### What to do
Restate, exactly and without pictures, the lines from the start of the listing below through the line holding "minimum width=77pt, minimum".

[Stored data]

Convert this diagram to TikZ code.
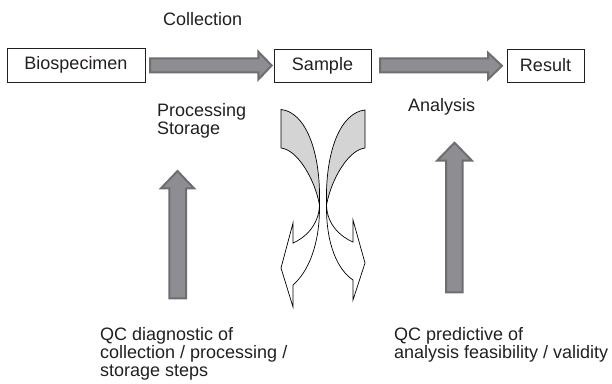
\documentclass[tikz,border=0pt]{standalone}
\usepackage{fontspec}
\setmainfont{Liberation Sans}
\definecolor{txt}{HTML}{231F20}
\definecolor{arrfill}{HTML}{8E8E92}
\definecolor{arrline}{HTML}{6E6E72}
\definecolor{bandgray}{HTML}{D4D4D4}
\tikzset{
  lbl/.style={anchor=base west, inner sep=0pt, text=txt, font=\fontsize{18}{18}\selectfont},
  boxnode/.style={draw=txt, line width=0.8pt, inner sep=0pt, text=txt, font=\fontsize{18}{18}\selectfont},
  blockarrow/.style={fill=arrfill, draw=arrline, line width=2pt, line join=miter},
  band/.style={draw=black, line width=0.7pt, line join=miter},
}
\begin{document}
\begin{tikzpicture}[x=1pt, y=-1pt]
\useasboundingbox (0,0) rectangle (612,383);

% boxes
\node[boxnode, minimum width=138pt, minimum height=34pt] (bio) at (76,65) {Biospecimen};
\node[boxnode, minimum width=97pt, minimum height=33pt] (sample) at (322.5,65.5) {Sample};
\node[boxnode, minimum width=77pt, minimum height=33pt] (result) at (545.5,65.5) {Result};

% horizontal block arrows
\draw[blockarrow] (150,58.3) -- (258.3,58.3) -- (258.3,51.7) -- (271.7,65.5) -- (258.3,79.5) -- (258.3,72.3) -- (150,72.3) -- cycle;
\draw[blockarrow] (380,58.3) -- (488,58.3) -- (488,52.7) -- (502,65.8) -- (488,79.3) -- (488,72.3) -- (380,72.3) -- cycle;

% vertical block arrows
\draw[blockarrow] (169.3,298.3) -- (169.3,188.3) -- (161,188.3) -- (177.5,171) -- (194,188.3) -- (186,188.3) -- (186,298.3) -- cycle;
\draw[blockarrow] (446,292.3) -- (446,160.7) -- (437,160.7) -- (454.5,142.7) -- (472,160.7) -- (462.7,160.7) -- (462.7,292.3) -- cycle;

% left twisted curved arrow
\fill[bandgray] (281,109.5) .. controls (305,112) and (321,150) .. (319.5,205)
   .. controls (315,180) and (298,150) .. (281,148) -- cycle;
\draw[band] (281,148) -- (281,109.5) .. controls (305,112) and (321,150) .. (319.5,205)
   .. controls (319,225) and (305,238) .. (293,243) -- (293,223) -- (281,268) -- (293,307) -- (293,285)
   .. controls (308,272) and (320,245) .. (319.5,205)
   .. controls (315,180) and (298,150) .. (281,148);

% right twisted curved arrow
\fill[bandgray] (365,110) .. controls (341,112.5) and (325,150) .. (326.5,205)
   .. controls (331,180) and (348,150) .. (365,148) -- cycle;
\draw[band] (365,148) -- (365,110) .. controls (341,112.5) and (325,150) .. (326.5,205)
   .. controls (327,225) and (341,237) .. (353,242) -- (353,220) -- (365,263) -- (353,300) -- (353,280)
   .. controls (338,270) and (326,245) .. (326.5,205)
   .. controls (331,180) and (348,150) .. (365,148);

% labels
\node[lbl] (coll) at (163,25) {Collection};
\node[lbl] (proc) at (157,116) {Processing};
\node[lbl] (stor) at (157,134) {Storage};
\node[lbl] (anal) at (408,111) {Analysis};
\node[lbl] (qc1a) at (100,340) {QC diagnostic of};
\node[lbl] (qc1b) at (100,358) {collection / processing /};
\node[lbl] (qc1c) at (100,376) {storage steps};
\node[lbl] (qc2a) at (394,340) {QC predictive of};
\node[lbl] (qc2b) at (394,358) {analysis feasibility / validity};
\end{tikzpicture}
\end{document}
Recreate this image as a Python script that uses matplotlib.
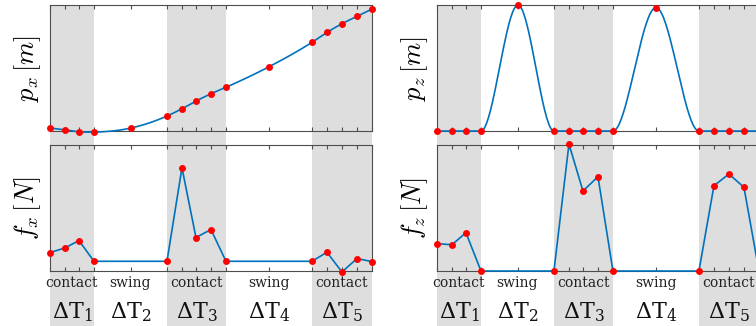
import numpy as np
import matplotlib
matplotlib.use("Agg")
import matplotlib.pyplot as plt
from matplotlib import transforms

# knot times [s] and phase layout
t_nodes = [0.00, 0.15, 0.29, 0.44, 0.81, 1.17, 1.32, 1.46, 1.61, 1.76,
           2.19, 2.62, 2.77, 2.92, 3.07, 3.22]
phase_bounds = [0.00, 0.44, 1.17, 1.76, 2.62, 3.22]
phase_names = ["contact", "swing", "contact", "swing", "contact"]
contact_slices = [(0, 4), (5, 10), (11, 16)]

# foot position knots
p_x = [0.024, 0.010, -0.006, -0.008, 0.024, 0.119, 0.177, 0.238, 0.296, 0.347,
       0.510, 0.704, 0.783, 0.852, 0.910, 0.968]
p_z = [0.0, 0.0, 0.0, 0.0, 0.100, 0.0, 0.0, 0.0, 0.0, 0.0,
       0.098, 0.0, 0.0, 0.0, 0.0, 0.0]

# contact force knots, one list per contact phase
f_x = [[8.7, 13.3, 20.7, 0.0],
       [0.0, 93.3, 23.7, 31.7, 0.0],
       [0.0, 9.0, -10.7, 2.7, -0.3]]
f_z = [[27.3, 26.3, 38.3, 0.0],
       [0.0, 127.0, 80.0, 94.3, 0.0],
       [0.0, 85.3, 97.0, 83.7, 0.0]]

BLUE = "#0072BD"
RED = "#ff0000"
GRAY = "#dedede"
SPINE = "#4d4d4d"


def hermite(t, y, dy, n=40):
    t = np.asarray(t, float); y = np.asarray(y, float); dy = np.asarray(dy, float)
    ts, ys = [], []
    s = np.linspace(0, 1, n)
    for i in range(len(t) - 1):
        h = t[i + 1] - t[i]
        h00 = 2 * s**3 - 3 * s**2 + 1
        h10 = s**3 - 2 * s**2 + s
        h01 = -2 * s**3 + 3 * s**2
        h11 = s**3 - s**2
        ys.append(h00 * y[i] + h10 * h * dy[i] + h01 * y[i + 1] + h11 * h * dy[i + 1])
        ts.append(t[i] + s * h)
    return np.concatenate(ts), np.concatenate(ys)


def force_knots(forces):
    tk, yk = [], []
    for (a, b), f in zip(contact_slices, forces):
        tk += t_nodes[a:b]; yk += f
    return tk, yk


def style(ax, ylabel, ylim):
    ax.set_facecolor("none")
    ax.set_xlim(phase_bounds[0], phase_bounds[-1])
    ax.set_ylim(*ylim)
    ax.set_xticks(t_nodes); ax.set_xticklabels([])
    ax.set_yticks([])
    ax.tick_params(axis="x", direction="in", length=3, width=0.8, color=SPINE,
                   top=True, bottom=True)
    for sp in ax.spines.values():
        sp.set_color(SPINE); sp.set_linewidth(0.8)
    ax.set_ylabel(ylabel, fontsize=19, labelpad=5, math_fontfamily="cm")


fig = plt.figure(figsize=(7.56, 3.26), dpi=100)
W, H = 0.4259, 0.3865
lefts = [0.0661, 0.578]
bot_low, bot_high = 0.1687, 0.598

panels = [(p_x, f_x, r"$p_x\,[m]$", r"$f_x\,[N]$", (0.0, 1.0), (-9.7, 116.0), False),
          (p_z, f_z, r"$p_z\,[m]$", r"$f_z\,[N]$", (0.0, 0.1), (0.0, 126.0), True)]

for left, (pos, frc, lab_p, lab_f, ylp, ylf, flat) in zip(lefts, panels):
    bg = fig.add_axes([left, 0.0, W, bot_high + H], zorder=0)
    bg.set_xlim(phase_bounds[0], phase_bounds[-1]); bg.axis("off")
    trans = transforms.blended_transform_factory(bg.transData, fig.transFigure)
    for i, name in enumerate(phase_names):
        t0, t1 = phase_bounds[i], phase_bounds[i + 1]
        if name == "contact":
            bg.axvspan(t0, t1, color=GRAY, lw=0)
        tc = 0.5 * (t0 + t1)
        bg.text(tc, 0.1196, name, transform=trans, ha="center", va="baseline",
                fontsize=10, family="DejaVu Serif", color="#222222")
        bg.text(tc, 0.0245, r"$\Delta\mathrm{T}_%d$" % (i + 1), transform=trans,
                ha="center", va="baseline", fontsize=16,
                math_fontfamily="dejavuserif", color="#111111")

    ax1 = fig.add_axes([left, bot_high, W, H], zorder=1)
    dy = np.zeros(len(pos)) if flat else np.gradient(pos, t_nodes)
    cx, cy = hermite(t_nodes, pos, dy)
    ax1.plot(cx, cy, color=BLUE, lw=1.2, clip_on=False, zorder=3)
    ax1.plot(t_nodes, pos, "o", color=RED, ms=5, mew=0, clip_on=False, zorder=4)
    style(ax1, lab_p, ylp)

    ax2 = fig.add_axes([left, bot_low, W, H], zorder=1)
    tk, yk = force_knots(frc)
    ax2.plot(tk, yk, color=BLUE, lw=1.2, clip_on=False, zorder=3)
    ax2.plot(tk, yk, "o", color=RED, ms=5, mew=0, clip_on=False, zorder=4)
    style(ax2, lab_f, ylf)

fig.savefig("out.png", dpi=100)
plt.close(fig)
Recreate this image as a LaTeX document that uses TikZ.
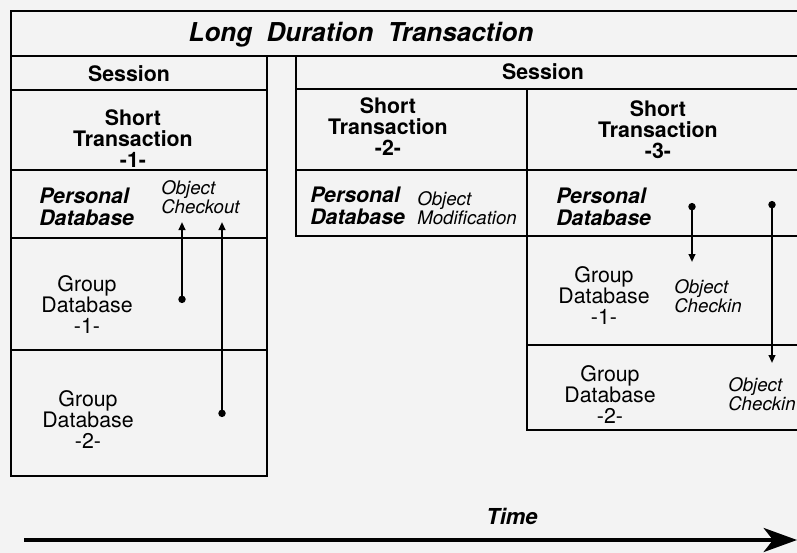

### The answer
Convert this diagram to TikZ code.
\documentclass[tikz,border=0pt]{standalone}
\usepackage{fontspec}
\setmainfont{Liberation Sans}
\definecolor{txt}{HTML}{231F20}
\definecolor{arrfill}{HTML}{8E8E92}
\definecolor{arrline}{HTML}{6E6E72}
\definecolor{bandgray}{HTML}{D4D4D4}
\tikzset{
  lbl/.style={anchor=base west, inner sep=0pt, text=txt, font=\fontsize{18}{18}\selectfont},
  boxnode/.style={draw=txt, line width=0.8pt, inner sep=0pt, text=txt, font=\fontsize{18}{18}\selectfont},
  blockarrow/.style={fill=arrfill, draw=arrline, line width=2pt, line join=miter},
  band/.style={draw=black, line width=0.7pt, line join=miter},
}
\begin{document}
\begin{tikzpicture}[x=1pt, y=-1pt]
\useasboundingbox (0,0) rectangle (612,383);

% boxes
\node[boxnode, minimum width=138pt, minimum height=34pt] (bio) at (76,65) {Biospecimen};
\node[boxnode, minimum width=97pt, minimum height=33pt] (sample) at (322.5,65.5) {Sample};
\node[boxnode, minimum width=77pt, minimum height=33pt] (result) at (545.5,65.5) {Result};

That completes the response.